In Colorado, marijuana-related emergency room visits have spiked since it was legalized in 2012. Notably, the increase is most pronounced among out-of-state visitors who aren't used to the state's high-THC marijuana. Those users suffer psychosis, car accidents and other problems more often than state residents.

Similarly, Tijuana residents, accustomed to smoking weaker Mexican marijuana, may have a lower tolerance for the high-THC marijuana from California.

KPBS conducted interviews with some of the Tijuana clinic’s patients on condition that they be identified only by their first names. In Mexico, there is a much stronger stigma associated with smoking marijuana than in the U.S.

Patients at Tijuana's Centro de Integración Juveníl learn about drug-induced brain damage, Oct. 18, 2016.
Katie Schoolov
Patients at Tijuana's Centro de Integración Juveníl learn about drug-induced brain damage, Oct. 18, 2016.

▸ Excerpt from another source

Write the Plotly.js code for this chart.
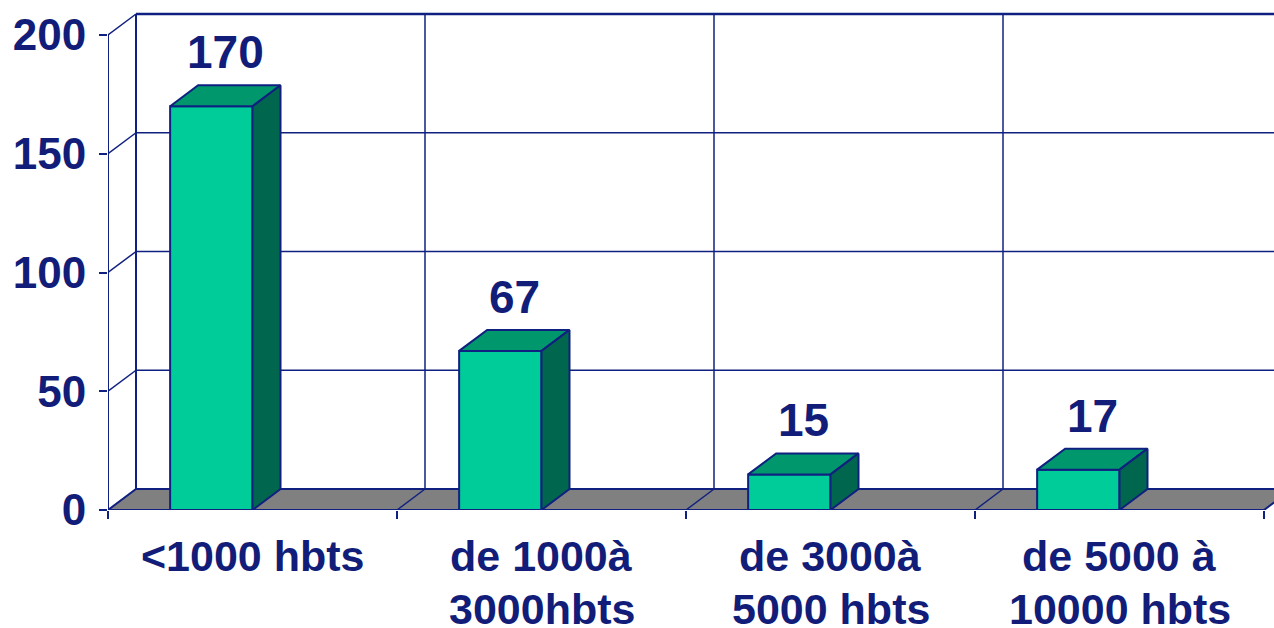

One patient, Antonio, said he is able to purchase marijuana in California because he has a visa. He prefers it over Mexican weed, even though it’s more expensive.

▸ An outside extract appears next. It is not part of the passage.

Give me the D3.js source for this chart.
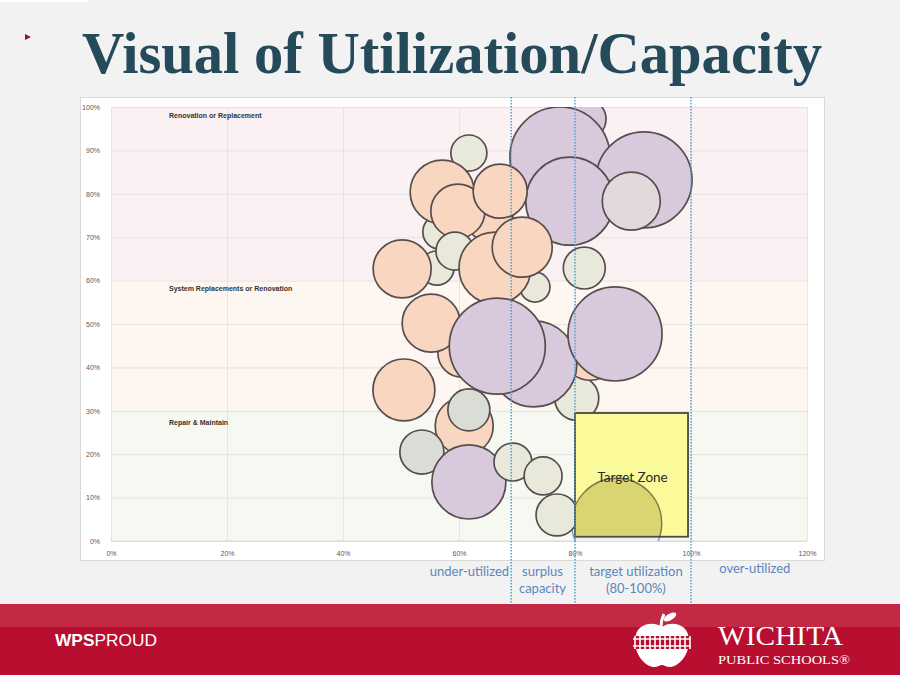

“The quality is much better over there,” he said.

His mother, Yolanda, said California’s medical marijuana made him hallucinate. She said he was convinced people were filming him and following him.

“He doesn’t want to talk to me. He writes to me. He writes down his thoughts, because if we talk, he thinks it’s going to be published online,” she explained.

That’s why she asked him to enroll at the Centro de Integración Juveníl. Yolanda spoke of her son's marijuana use through tears.

When it comes to marijuana, Mexico is a much more conservative country than the U.S. Less than a third of people in Mexico are in favor of legalizing marijuana, compared with more than 60 percent in the U.S.

Earlier this year, Mexico's President Enrique Peña Nieto said he was open to the idea of legalizing marijuana for medical use. The government is also considering decriminalizing possession of small quantities of marijuana.

“Mexico is going to try to imitate the U.S.,” said Rodrigo, another patient, who has dual citizenship.

He said he started smoking marijuana after it was legalized for medical use in California. He thought it couldn’t be harmful if a U.S. state was recognizing its health benefits.

But the weed, which he got from friends in San Diego, made him hallucinate, he said.

“I thought I was being followed,” he said.

That’s why he sought treatment at the clinic.

Rodrigo said he always preferred California’s marijuana over the product available in Tijuana.

“It’s more powerful, it gets you higher,” he said.

He said if marijuana is legalized for recreational use in California, the temptation — and the risk — for Tijuana residents like him is going to rise.